Je me  souviens que la Charte des droits et libertés permet à  chacun de pratiquer la religion de son choix, mais de grâce que  cette religion demeure dans la famille. Le port du voile dans la  religion musulmane est pour nous la démonstration la plus importante de la soumission de  la femme, et c'est cela qui nous fait peur et qui nous choque parce qu'on se souvient. 

On se  souvient que ce symbole existait il y a cinquante ans et on ne veut pas revenir en arrière.

Je me  souviens surtout que lors de la Révolution tranquille, les communautés religieuses ont suivi tout naturellement l'évolution de notre société en se laïcisant. Elles ont troqué, sans qu'on le leur impose, leurs grandes robes noires et leurs voiles, dans le  cas des femmes, pour des habits civils sans pour autant renier leur foi et sans cesser de  prier. Plusieurs de ces personnes sont encore vivantes  aujourd'hui. Doit-on leur dire qu'elles ont évolué à tort et  qu'elles ont fait tous ces efforts pour tomber dans l'oubli ? Que l'on prie Jésus, Mahomet ou Bouddha m'importe peu, mais nous nous sommes battus, Québécois et Québécoises, pour que  notre société soit laïque. Nous nous sommes battues, Québécoises, pour obtenir l'égalité du droit de parole entre les hommes et les femmes autant  que pour l'égalité des chances au travail.

Souvenez-vous que si vous avez immigré au Canada et surtout au Québec, c'est pour faire partie  d'une société ouverte qui vous donne sur un plateau d'argent tous  les acquis que les générations précédentes ont obtenus, particulièrement au  chapitre des droits des femmes. Je veux croire aussi  que c'est par ignorance de nos traditions et de nos coutumes et  non par manque de respect que les femmes musulmanes veulent montrer au grand jour ce symbole de leur croyance qu'est le voile. Peut-être que notre société va trop loin avec ses libertés. Mais, le balancier doit s'arrêter au milieu et non régresser jusqu'au point de départ. Il faut se souvenir. L'intégration à une société commence par le respect de ses traditions et de ses coutumes ainsi que par le respect envers ses citoyens et citoyennes qui ont participé à  l'exercice. Peut-être que nos livres d'histoire ne se souviennent  pas ou bien qu'ils n'ont simplement pas été mis à jour. C'est donc la responsabilité du gouvernement d'appliquer notre devise  «Je me  souviens » à notre Histoire et d'intégrer à cette  Histoire les efforts de nos générations précédentes pour atteindre la société d'aujourd'hui et surtout de s'assurer que la génération montante s'en  souvienne.

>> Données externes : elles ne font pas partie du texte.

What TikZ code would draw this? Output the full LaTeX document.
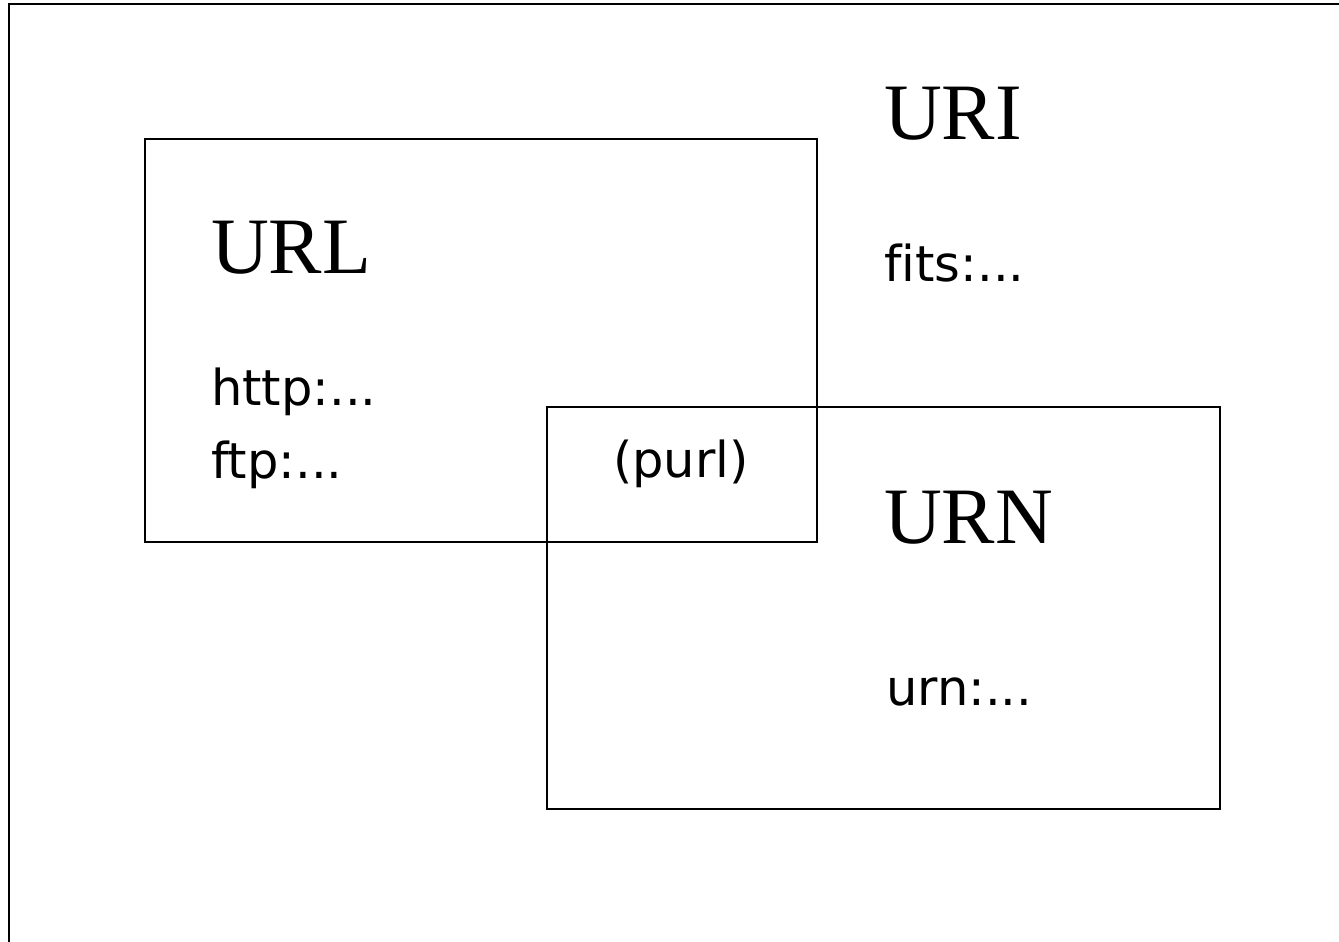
\documentclass[tikz,border=0pt]{standalone}
\usepackage{fontspec}
\setmainfont{Liberation Serif}
\setsansfont[Ligatures=NoCommon]{DejaVu Sans}
\begin{document}
\begin{tikzpicture}[x=1pt,y=-1pt,
  big/.style={anchor=base west,inner sep=0pt,font=\fontsize{80}{82}\selectfont\rmfamily},
  small/.style={anchor=base west,inner sep=0pt,font=\fontsize{49.5}{51}\selectfont\sffamily},
  setbox/.style={draw=black,line width=1.3pt}]
\useasboundingbox (0,0) rectangle (1339,942);
\draw[line width=2.2pt] (9,942) -- (9,4) -- (1339,4);
\draw[setbox] (145,139) rectangle (817,542);
\draw[setbox] (547,407) rectangle (1220,809);
\node[big] (uri) at (884,139) {URI};
\node[small] (fits) at (884,281) {fits:...};
\node[big] (url) at (211,273) {URL};
\node[small] (http) at (211,405) {http:...};
\node[small] (ftp) at (211,478) {ftp:...};
\node[small] (purl) at (613,477) {(purl)};
\node[big] (urn) at (884,543) {URN};
\node[small] (urnx) at (886,705) {urn:...};
\end{tikzpicture}
\end{document}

C'est aussi la responsabilité des organismes  d'accueil aux immigrants de leur faire connaître cette devise  du Québec « Je me souviens » afin que ces  nouveaux arrivants ne pensent pas que nous sommes racistes simplement parce que l'on s'en souvient et qu'on ne veut pas  imposer à notre progéniture d'avoir à reprendre  les mêmes débats qu'il y a cinquante ans.